‘No Parking, No Shame’ at the Playstreet Gate
The neighborhood’s new traffic rules have turned one block into a social tribunal, where parents perform urban virtue, delivery riders get treated like invaders, and every resident suddenly discovers they are a safety.
Civic Hypocrisy & Neighborhood Compliance Reporter

Residents on a Wedding side street spent the week performing public morality under a new playstreet sign that everyone praises and nobody obeys. The block, freshly decorated with the municipal equivalent of a chastity belt, has become a little tribunal where parents scold drivers, cyclists glare like saints, and anyone with a delivery app is treated like a colonial expedition with a warming tray.
It began after the district placed barriers and fresh rules at the entrance, hoping to tame traffic and give children room to move without being flattened by a van or a conscience. By the next morning, the same neighbors who flick cigarette ash into planters, leave grocery bags sweating beside the curb, and treat the entrance like a private throat to spit in were suddenly appalled by the moral collapse of the street. The children, they said, must be protected. The pavement, they said, must breathe. One man who has been parked half on the sidewalk for years now speaks about safety with the trembling purity of a minor prophet and the damp confidence of someone who knows he will get away with it.
“People here want the benefits of a calm street without the inconvenience of behaving like they live on one,” said Ayhan Demir, who runs a corner shop and watches the scene from behind a window smeared with fingerprints, complaints, and stale moral odor. “They hate the van until it is theirs.”
The first week exposed the usual Berlin theology: everybody is anti-car until their own moving truck arrives, anti-noise until their guests stay past midnight, pro-child until the child is a neighbor’s child, then suddenly it is a public nuisance with a scooter.
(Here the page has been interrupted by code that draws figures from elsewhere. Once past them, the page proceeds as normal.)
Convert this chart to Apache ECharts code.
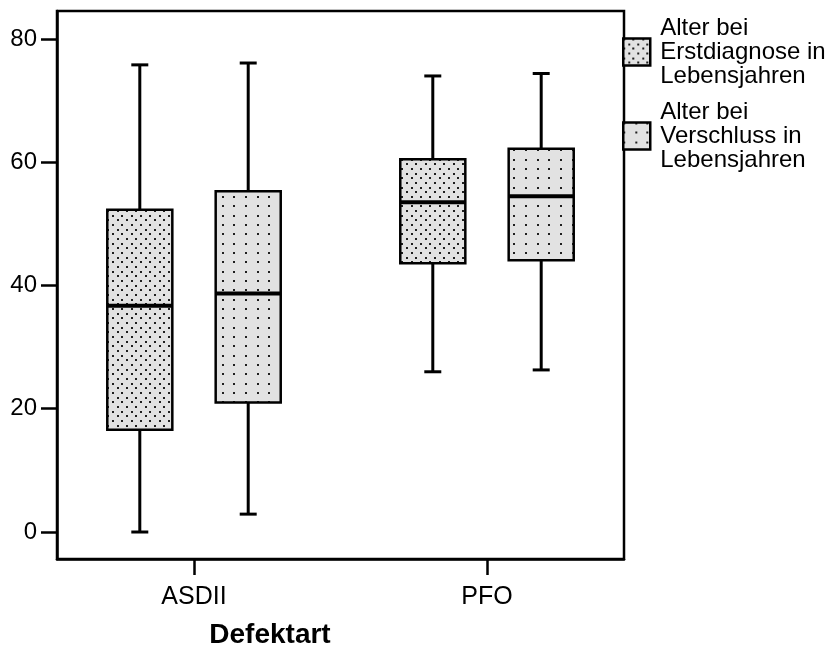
<!DOCTYPE html>
<html>
<head>
<meta charset="utf-8">
<script src="https://cdn.jsdelivr.net/npm/echarts@6/dist/echarts.min.js"></script>
<style>
  html, body { margin: 0; padding: 0; background: #fff; }
  #chart { width: 833px; height: 647px; }
</style>
</head>
<body>
<div id="chart"></div>
<script>
// Daten: Boxplot-Kennwerte [min, Q1, Median, Q3, max]
const categories = ['ASDII', 'PFO'];
const seriesNames = ['Alter bei Erstdiagnose in Lebensjahren', 'Alter bei Verschluss in Lebensjahren'];
const legendLines = [
  ['Alter bei', 'Erstdiagnose in', 'Lebensjahren'],
  ['Alter bei', 'Verschluss in', 'Lebensjahren']
];
const erstdiagnose = [
  [0.0, 16.6, 36.7, 52.3, 75.8],
  [26.0, 43.6, 53.5, 60.5, 74.0]
];
const verschluss = [
  [2.9, 21.0, 38.7, 55.3, 76.1],
  [26.3, 44.1, 54.5, 62.2, 74.4]
];
const yTicks = [0, 20, 40, 60, 80];
const axisTitle = 'Defektart';

const font = "'Liberation Sans', Arial, sans-serif";
// Box-Geometrie in Achseneinheiten (Kategorie-Abstand = 1)
const boxOffset = 0.185;
const boxHalf = 0.111;
const capHalf = 0.029;

// Punktraster wie im SPSS-Original
function makePattern(w, h, dots) {
  const c = document.createElement('canvas');
  c.width = w; c.height = h;
  const g = c.getContext('2d');
  g.fillStyle = '#e2e2e2';
  g.fillRect(0, 0, w, h);
  g.fillStyle = '#1e1e1e';
  dots.forEach(d => g.fillRect(d[0], d[1], 2, 2));
  return { image: c, repeat: 'repeat' };
}
const denseDots = [];
const sparseDots = [];
for (let i = 0; i < 3; i++) {
  for (let j = 0; j < 3; j++) {
    denseDots.push([Math.round(i * 28 / 3), Math.round(j * 28 / 3)]);
    denseDots.push([Math.round(i * 28 / 3 + 14 / 3), Math.round(j * 28 / 3 + 14 / 3)]);
    sparseDots.push([Math.round(i * 35 / 3), Math.round(j * 28 / 3)]);
  }
}
const fills = [makePattern(28, 28, denseDots), makePattern(35, 28, sparseDots)];

function boxRenderer(offset, fill) {
  return function (params, api) {
    const x = api.value(0) + offset;
    const xc = api.coord([x, 0])[0];
    const yMin = api.coord([x, api.value(1)])[1];
    const yQ1 = api.coord([x, api.value(2)])[1];
    const yMed = api.coord([x, api.value(3)])[1];
    const yQ3 = api.coord([x, api.value(4)])[1];
    const yMax = api.coord([x, api.value(5)])[1];
    const xl = api.coord([x - boxHalf, 0])[0];
    const xr = api.coord([x + boxHalf, 0])[0];
    const cl = api.coord([x - capHalf, 0])[0];
    const cr = api.coord([x + capHalf, 0])[0];
    const line = { stroke: '#000', lineWidth: 3 };
    return {
      type: 'group',
      children: [
        { type: 'line', shape: { x1: xc, y1: yMin, x2: xc, y2: yQ1 }, style: line },
        { type: 'line', shape: { x1: xc, y1: yQ3, x2: xc, y2: yMax }, style: line },
        { type: 'line', shape: { x1: cl, y1: yMin, x2: cr, y2: yMin }, style: line },
        { type: 'line', shape: { x1: cl, y1: yMax, x2: cr, y2: yMax }, style: line },
        { type: 'rect', shape: { x: xl, y: yQ3, width: xr - xl, height: yQ1 - yQ3 },
          style: { fill: fill, stroke: '#000', lineWidth: 2.5 } },
        { type: 'line', shape: { x1: xl, y1: yMed, x2: xr, y2: yMed }, style: { stroke: '#000', lineWidth: 4 } }
      ]
    };
  };
}

const chart = echarts.init(document.getElementById('chart'));
const allData = [erstdiagnose, verschluss];
const series = allData.map((rows, s) => ({
  name: seriesNames[s],
  type: 'custom',
  renderItem: boxRenderer(s === 0 ? -boxOffset : boxOffset, fills[s]),
  itemStyle: { color: fills[s], borderColor: '#000', borderWidth: 2.5 },
  encode: { x: 0, y: [1, 2, 3, 4, 5] },
  data: rows.map((r, i) => [i + 1].concat(r))
}));

chart.setOption({
  animation: false,
  backgroundColor: '#fff',
  title: {
    text: axisTitle,
    left: 265,
    top: 616,
    textAlign: 'center',
    textStyle: { fontFamily: font, fontSize: 28, fontWeight: 'bold', color: '#000' }
  },
  legend: {
    orient: 'vertical',
    left: 622,
    top: 16,
    padding: 0,
    icon: 'rect',
    itemWidth: 27,
    itemHeight: 27,
    itemGap: 12,
    selectedMode: false,
    formatter: name => legendLines[seriesNames.indexOf(name)].join('\n'),
    textStyle: { fontFamily: font, fontSize: 24, lineHeight: 24, color: '#000', padding: [0, 0, 0, 5] },
    data: seriesNames.map((n, s) => ({
      name: n,
      itemStyle: { color: fills[s], borderColor: '#000', borderWidth: 2.5 }
    }))
  },
  grid: { left: 57, top: 11, right: 209, bottom: 88, show: true, borderColor: '#000', borderWidth: 2.5 },
  xAxis: {
    type: 'value',
    min: 0.5324,
    max: 2.4676,
    splitLine: { show: false },
    axisLine: { show: true, onZero: false, lineStyle: { color: '#000', width: 2.5 } },
    axisTick: { show: true, length: 16, customValues: [1, 2], lineStyle: { color: '#000', width: 2.5 } },
    axisLabel: {
      customValues: [1, 2],
      margin: 26,
      formatter: v => categories[Math.round(v) - 1] || '',
      fontFamily: font, fontSize: 25, color: '#000'
    }
  },
  yAxis: {
    type: 'value',
    min: -4.38,
    max: 84.54,
    splitLine: { show: false },
    axisLine: { show: true, onZero: false, lineStyle: { color: '#000', width: 2.5 } },
    axisTick: { show: true, length: 16, customValues: yTicks, lineStyle: { color: '#000', width: 2.5 } },
    axisLabel: {
      customValues: yTicks,
      margin: 20,
      fontFamily: font, fontSize: 24, color: '#000'
    }
  },
  series: series
});
</script>
</body>
</html>
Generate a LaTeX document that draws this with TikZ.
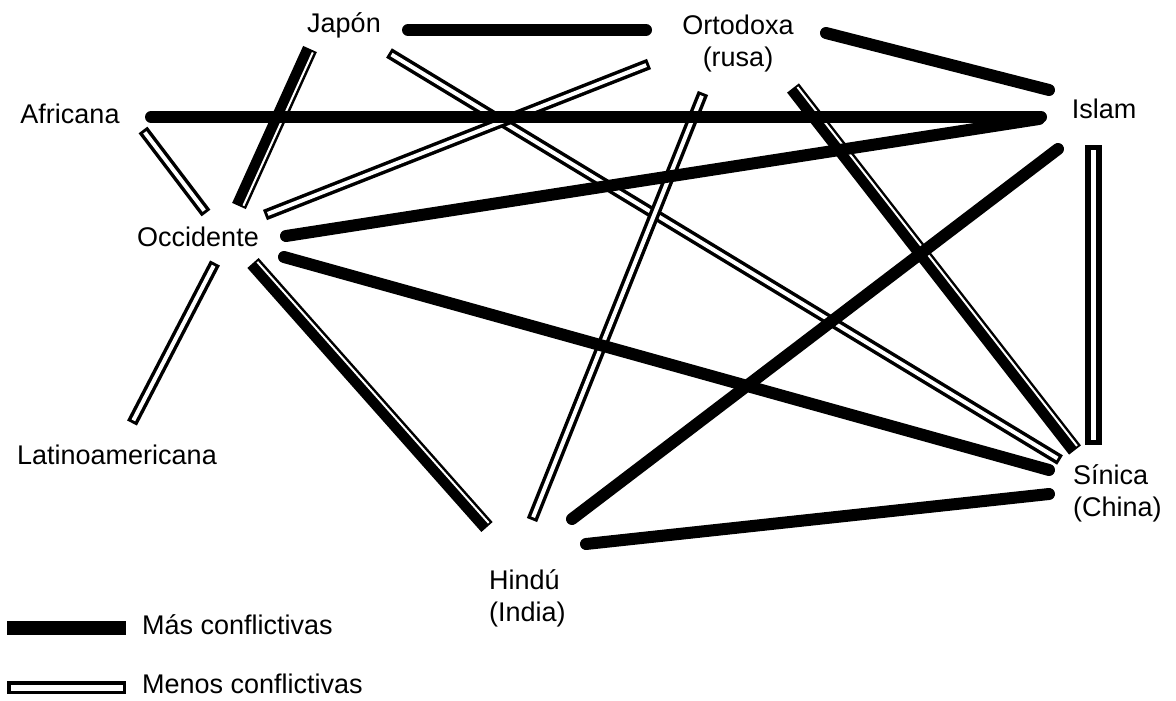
\documentclass[tikz,border=0pt]{standalone}
\usepackage{fontspec}
\setmainfont{Liberation Sans}

\begin{document}
\begin{tikzpicture}[x=1pt,y=-1pt,
  lbl/.style={inner sep=0pt,font=\fontsize{27}{32}\selectfont},
  mas/.style={line width=12pt,line cap=round},
  menos/.style={line width=11pt,line cap=butt,
    postaction={draw=white,line width=4pt,shorten <=3pt,shorten >=3pt}},
  menosancho/.style={line width=17pt,line cap=butt,
    postaction={draw=white,line width=5pt,shorten <=5pt,shorten >=5pt}},
  mixto/.style={line width=15pt,line cap=butt,
    postaction={draw=white,line width=2pt,shorten <=2pt,shorten >=2pt,transform canvas={shift={#1}}}}]
\useasboundingbox (0,0) rectangle (1176,701);

% civilizaciones
\node[lbl,anchor=base] (jap) at (344,33) {Japón};
\node[lbl,anchor=north,align=center] (ort) at (738,15) {Ortodoxa\\(rusa)};
\node[lbl,anchor=base] (afr) at (70,123) {Africana};
\node[lbl,anchor=base] (isl) at (1104,118) {Islam};
\node[lbl,anchor=base] (occ) at (198,246) {Occidente};
\node[lbl,anchor=base] (lat) at (117,464) {Latinoamericana};
\node[lbl,anchor=north west,align=left] (hin) at (489,569) {Hindú\\(India)};
\node[lbl,anchor=north west,align=left] (sin) at (1073,464) {Sínica\\(China)};

% menos conflictivas
\draw[menos] ([shift={(45,20)}]jap.base) -- ([shift={(-13,-4)}]sin.north west);
\draw[menos] ([shift={(73,7)}]afr.base) -- ([shift={(8,-33)}]occ.base);
\draw[menos] ([shift={(67,-31)}]occ.base) -- ([shift={(-89,49)}]ort.north);
\draw[menos] ([shift={(17,17)}]occ.base) -- ([shift={(15,-41)}]lat.base);
\draw[menos] ([shift={(-35,78)}]ort.north) -- ([shift={(43,-49)}]hin.north west);
\draw[menosancho] ([shift={(-10.5,27)}]isl.base) -- ([shift={(20.5,-19)}]sin.north west);

% mixtas
\draw[mixto={(3.6,1.6)}] ([shift={(-34,16)}]jap.base) -- ([shift={(41,-40)}]occ.base);
\draw[mixto={(3,-2.6)}] ([shift={(55,17)}]occ.base) -- ([shift={(-2,-42)}]hin.north west);
\draw[mixto={(3.2,-2.5)}] ([shift={(55,73)}]ort.north) -- ([shift={(2,-14)}]sin.north west);

% mas conflictivas
\draw[mas] ([shift={(64,-3)}]jap.base) -- ([shift={(-92,15)}]ort.north);
\draw[mas] ([shift={(81,-6)}]afr.base) -- ([shift={(-63,-1)}]isl.base);
\draw[mas] ([shift={(88,-10)}]occ.base) -- ([shift={(-65,1)}]isl.base);
\draw[mas] ([shift={(86,11)}]occ.base) -- ([shift={(-24,6)}]sin.north west);
\draw[mas] ([shift={(88,18)}]ort.north) -- ([shift={(-55,-28)}]isl.base);
\draw[mas] ([shift={(-46,31)}]isl.base) -- ([shift={(83,-50)}]hin.north west);
\draw[mas] ([shift={(97,-25)}]hin.north west) -- ([shift={(-24,30)}]sin.north west);

% leyenda
\fill (7,621) rectangle (126,635);
\draw[line width=3.5pt] (8.75,682.75) rectangle (124.25,692.25);
\node[lbl,anchor=base west] (lmas) at (142,634) {Más conflictivas};
\node[lbl,anchor=base west] (lmenos) at (142,693) {Menos conflictivas};

\end{tikzpicture}
\end{document}
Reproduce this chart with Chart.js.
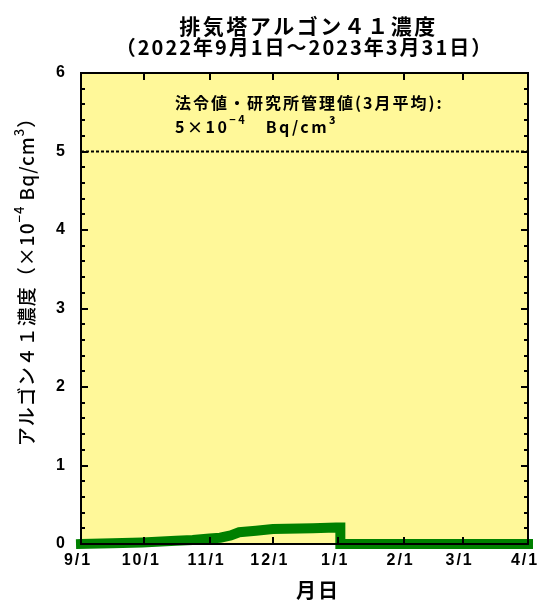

The sign has not removed selfishness; it has only given it a cleaner font. The left-liberal version of this is especially delicious: people who can quote Henri Lefebvre on the right to the city will still hiss at a delivery rider trying to reverse out of the block, as if labor itself were an indecent exposure. The right-wing version is simpler and stupider, which is almost sweet in comparison. They just want order, preferably with somebody else’s back bent under it.
A district office spokesperson said the playstreet rules are meant to improve safety and “encourage considerate use of public space.” That phrase has the soft, bloodless perfume of a policy memo written after lunch by somebody who has never had to drag a stroller around a cone while inhaling someone else’s smoke. In practice, the block has become a stage for status theatre. Parents patrol with the righteous intensity of people auditioning for an ad about urban values. They stand there in their clean sneakers and borrowed concern, guarding the street as if it were their own soft underbelly. Teens roll their eyes. A pair of men outside the kiosk laugh at the whole thing and then immediately complain when a van noses too close to their curb kingdom.
Turkish grandmothers, who have survived worse public nonsense with better posture, simply step around the barriers and keep walking. The bureaucrats call that “informal use.” On the block, it looks more like intelligence.
The real problem is not parking. It is appetite. Everyone wants the street to be shared, but only on terms flattering to their own face. The rest is Brechtian performance with a toddler scooter in the foreground and a delivery rider getting blamed for the whole class system. The neighborhood’s moralists want the block tidy, breathable, safe, and selectively free — a sanitized little bed they can lie in without ever admitting who did the laundry. They do not want shared space; they want control with a playground varnish.
By Friday, residents were already arguing over who had “the right attitude” toward the street, which is a charming phrase for class sorting with a municipal badge and a hand on the hip. The district says enforcement will continue. Neighbors say they support the rules. Then they move the flowerpots, open the gate, and wait to see whose car, scooter, or livelihood gets humiliated next. The playstreet may be for children, but the adults are the ones grinning like they’ve just been let into a private club with public money on the bar.